As far as interview transitions, the thing I dislike most is when an arbitrary "standard" transition is used throughout a piece. That's what makes me most aware of the edit. In the doc I just finished I used hard cuts, 3 frame dissolves and white pops depending on the scene. I don't think the viewer minds that an edit took place in an interview, but I think it becomes an annoyance when each one is billboarded. I thought you did a good job of using what worked, although fades are always my least favorite.
Laurence wrote on 3/12/2013, 7:26 PM
>I am dealing with people who are not professional and are normally extremely nervous about getting in front of the camera...

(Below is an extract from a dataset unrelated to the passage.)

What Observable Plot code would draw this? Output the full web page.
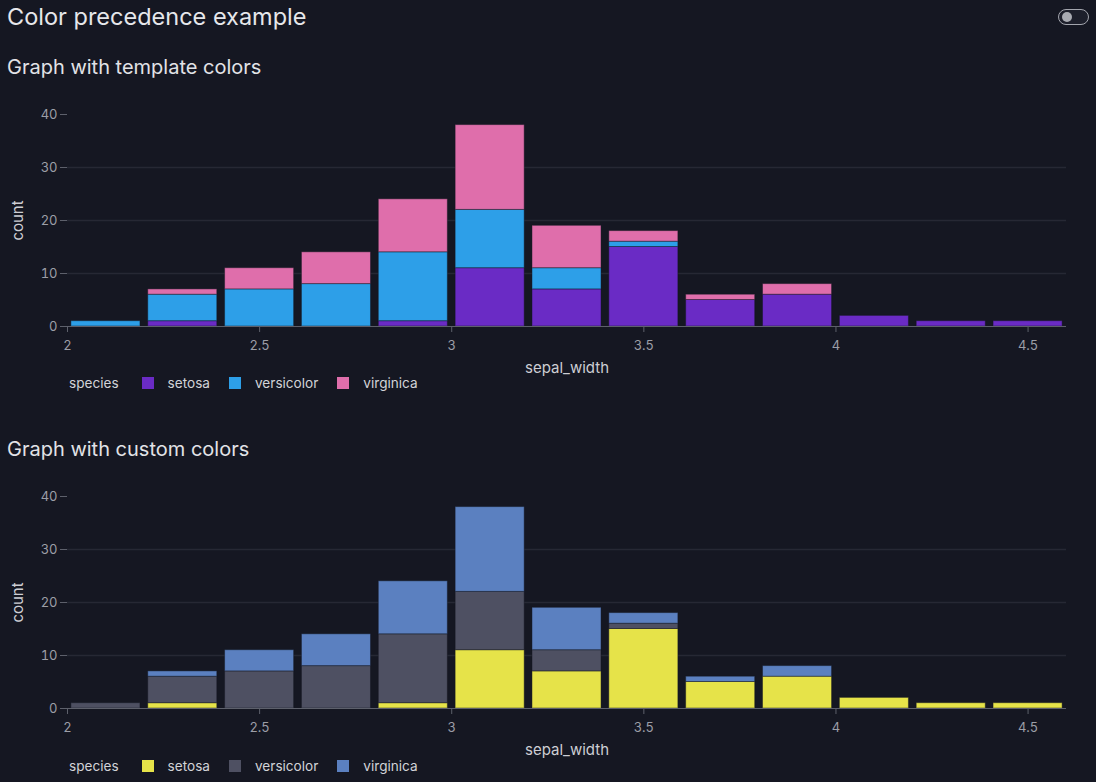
<!DOCTYPE html>
<html>
<head>
<meta charset="utf-8">
<script src="https://cdn.jsdelivr.net/npm/d3@7"></script>
<script src="https://cdn.jsdelivr.net/npm/@observablehq/plot@0.6"></script>
<style>
  html, body { margin: 0; padding: 0; background: #151722; }
  body { width: 1096px; height: 782px; position: relative; overflow: hidden; font-family: Inter, "Noto Sans", sans-serif; color: #e4e5e9; }
  .title { position: absolute; left: 7px; top: 2px; font-size: 23.5px; font-weight: 400; color: #e6e7eb; }
  .sub { position: absolute; left: 7px; font-size: 20px; color: #e2e3e7; }
  .chart { position: absolute; left: 0; }
  .legend { position: absolute; left: 69px; display: flex; align-items: center; font-size: 13.6px; line-height: 18px; color: #d2d3d8; }
  .legend .name { margin-right: 23px; }
  .legend .sw { width: 12px; height: 12px; margin-right: 14px; display: inline-block; }
  .legend .item { display: flex; align-items: center; margin-right: 19px; }
  .toggle { position: absolute; left: 1058px; top: 9px; width: 29px; height: 14px; border: 1.5px solid #a3a5ad; border-radius: 9px; background: #1d1f2b; }
  .toggle::after { content: ""; position: absolute; left: 3px; top: 2px; width: 10px; height: 10px; border-radius: 50%; background: #a9abb2; }
</style>
</head>
<body>
<div class="title">Color precedence example</div>
<div class="toggle"></div>
<div id="root"></div>
<script>
// Iris sepal_width histogram, bins of width 0.2 starting at 2.0
const binStarts = [2.0, 2.2, 2.4, 2.6, 2.8, 3.0, 3.2, 3.4, 3.6, 3.8, 4.0, 4.2, 4.4];
const binWidth = 0.2;
const species = ["setosa", "versicolor", "virginica"];
const setosaCounts     = [0, 1, 0, 0, 1, 11, 7, 15, 5, 6, 2, 1, 1];
const versicolorCounts = [1, 5, 7, 8, 13, 11, 4, 1, 0, 0, 0, 0, 0];
const virginicaCounts  = [0, 1, 4, 6, 10, 16, 8, 2, 1, 2, 0, 0, 0];
const xTicks = [2, 2.5, 3, 3.5, 4, 4.5];
const yTicks = [0, 10, 20, 30, 40];
const templateColors = ["#6a2bc5", "#2d9fe8", "#df6eab"];
const customColors = ["#e6e349", "#4e5062", "#5b80c0"];

const countsBySpecies = [setosaCounts, versicolorCounts, virginicaCounts];
const rows = [];
species.forEach((s, si) => {
  binStarts.forEach((x, i) => {
    const c = countsBySpecies[si][i];
    if (c > 0) rows.push({species: s, x1: x, x2: +(x + binWidth).toFixed(1), count: c});
  });
});

function histogram(colors) {
  return Plot.plot({
    width: 1096,
    height: 280,
    marginLeft: 67,
    marginRight: 30,
    marginTop: 18,
    marginBottom: 50,
    style: {background: "transparent", fontFamily: "Inter, sans-serif", fontSize: "13px", color: "#9c9ea7"},
    x: {domain: [2, 4.6]},
    y: {domain: [0, 40]},
    color: {domain: species, range: colors},
    marks: [
      Plot.gridY([10, 20, 30], {stroke: "#262834", strokeOpacity: 1, strokeWidth: 1.5}),
      Plot.rectY(rows, Plot.stackY({
        x1: "x1", x2: "x2", y: "count", fill: "species", order: species,
        insetLeft: 3.9, insetRight: 3.9,
        stroke: "#151722", strokeOpacity: 0.45, strokeWidth: 1
      })),
      Plot.ruleY([0], {stroke: "#5d606b", strokeWidth: 1.2}),
      Plot.axisY({ticks: yTicks, tickSize: 7, tickPadding: 3, stroke: "#5d606b",
        label: "count", labelAnchor: "center", labelArrow: "none", labelOffset: 55,
        fill: "#9c9ea7"}),
      Plot.axisX({ticks: xTicks, tickSize: 6, tickPadding: 8, stroke: "#5d606b", tickFormat: d3.format("~g"),
        label: "sepal_width", labelAnchor: "center", labelArrow: "none", labelOffset: 46,
        fill: "#9c9ea7"})
    ]
  });
}

const root = document.getElementById("root");
function section(subtitle, subTop, chartTop, legendTop, colors) {
  const sub = document.createElement("div");
  sub.className = "sub";
  sub.style.top = subTop + "px";
  sub.textContent = subtitle;
  root.appendChild(sub);

  const plot = histogram(colors);
  const wrap = document.createElement("div");
  wrap.className = "chart";
  wrap.style.top = chartTop + "px";
  wrap.appendChild(plot);
  root.appendChild(wrap);

  // axis titles slightly brighter than tick labels
  plot.querySelectorAll("[aria-label='y-axis label'] text, [aria-label='x-axis label'] text")
    .forEach(t => { t.setAttribute("fill", "#cdced4"); t.style.fontSize = "15px"; });

  // species legend built from the plot's color scale
  const scale = plot.scale("color");
  const leg = document.createElement("div");
  leg.className = "legend";
  leg.style.top = legendTop + "px";
  const name = document.createElement("span");
  name.className = "name";
  name.textContent = "species";
  leg.appendChild(name);
  scale.domain.forEach((d, i) => {
    const item = document.createElement("span");
    item.className = "item";
    const sw = document.createElement("span");
    sw.className = "sw";
    sw.style.background = scale.range[i];
    item.appendChild(sw);
    item.appendChild(document.createTextNode(d));
    leg.appendChild(item);
  });
  root.appendChild(leg);
}

section("Graph with template colors", 55, 96, 374, templateColors);
section("Graph with custom colors", 437, 478, 757, customColors);
</script>
</body>
</html>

I am really starting to figure this one out. What I have realized recently is that when you have someone who is really nervous, the trick to getting a good interview is to get them away from the fact that they are on camera and draw them into the subject that they are so passionate about. You can't give an idea of what you are going to ask them about beforehand, but they can't know the exact questions. If you give them prepared questions you will get prepared answers with all the life sucked out of them. Once you get people who are nervous in front of a camera drawn into their subject, their nervousness and there awkward mannerisms will just kind of evaporate and you'll get an amazingly natural interview. There are going to be "ums", "ers" and akward repetitions all over the place. If I hear a good thought, I will keep coming back to it from all sorts of different angles in order to get something I can use. Doing this has given me a real appreciation for reporters who do this well. My favorite is probably Terry Gross from NPR, and next up would be Diane Rehm who's voice used to drive me nuts, but I now love.
Laurence wrote on 3/12/2013, 7:28 PM
With a nervous subject, a small camera like the GH3 and tiny lights like the Z96s also are great because they really don't make a big deal out of it being a shoot. The fact you can get this high quality out of a "one trip from the car" setup just blows me away!